X. Гарбер занят в докладе выявлением «идейного облика Лосева», со ссылками (конечно, с передергиванием и неграмотным прочтением – все эти так называемые красные философы были безграмотны) на «Очерки античного символизма и мифологии», на книги, которые напечатаны были к
1930году и стали поводом к аресту автора.

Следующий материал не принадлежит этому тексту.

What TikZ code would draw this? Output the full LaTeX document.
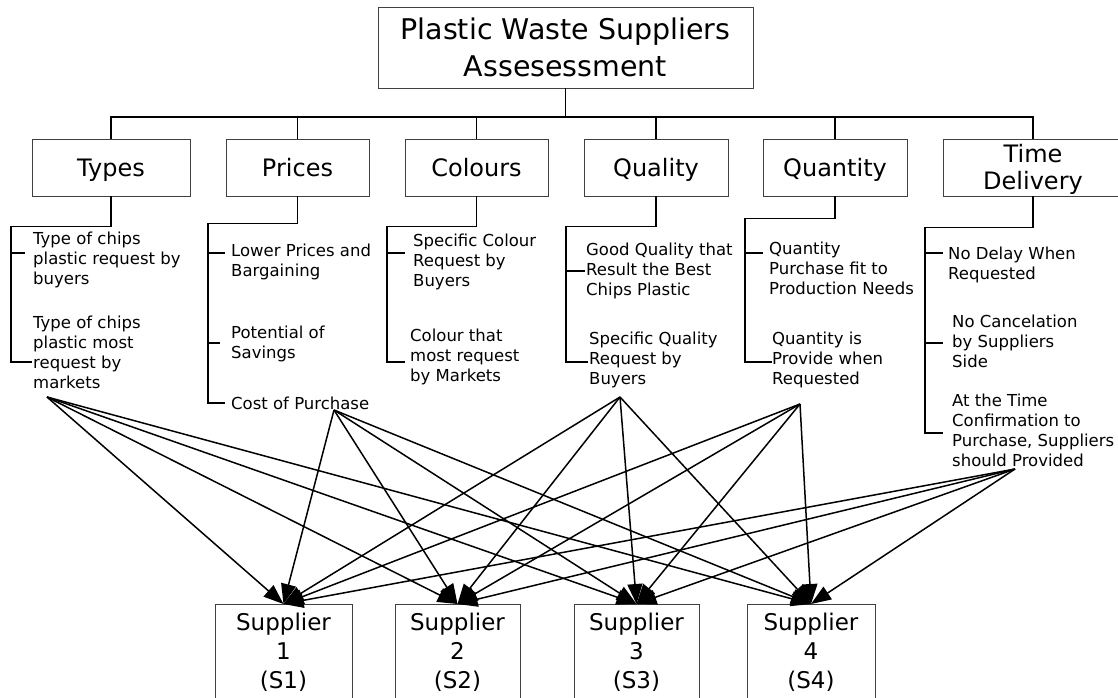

Критик увидел здесь не только «нападение на социализм» (это правда), но «злобствование против всякого ума» и все грехи подряд: беспринципность, мистическую экзальтацию, реакционность, мистику, бредни, легкомыслие, невежественность, злобную критику, реставрацию средневековья, близость к фашистской эмиграции, обскурантизм, мракобесие, реабилитацию алхимии, астрологии, магии и т. д. и т. п.
Обвиняется Лосев в противопоставлении себя Ленину. Для Лосева Аристотель – формальный логик, а для Ленина он на подступах к материализму. «Можно себе представить, как бы Ленин отнесся к комментариям Лосева» (с. 131), – возмущается Гарбер.
Оказывается, Лосев «считает себя не то Плотином, не то Проклом наших дней» (с. 132). Обвинение замечательное и, надо сказать, к вящей славе Лосева. Да, он действительно (если угодно) и Плотин, и, что несомненно, Прокл, сосредоточивший в конце XX века всю мудрость предшествующих веков.[160]
X. Гарбера утешало одно: «буржуазия скоро покинет историческую арену», «близится момент всемирной экспроприации экспроприаторов» (любимый лозунг Ленина – «грабь награбленное!»). Вместе с буржуазией погибнет и Лосев, ибо он выражает «умонастроение самых реакционных слоев буржуазного общества» и его устами глаголют «господствующие классы былой России». Однако деятельность Лосева «не остановит всепобеждающей поступи социализма».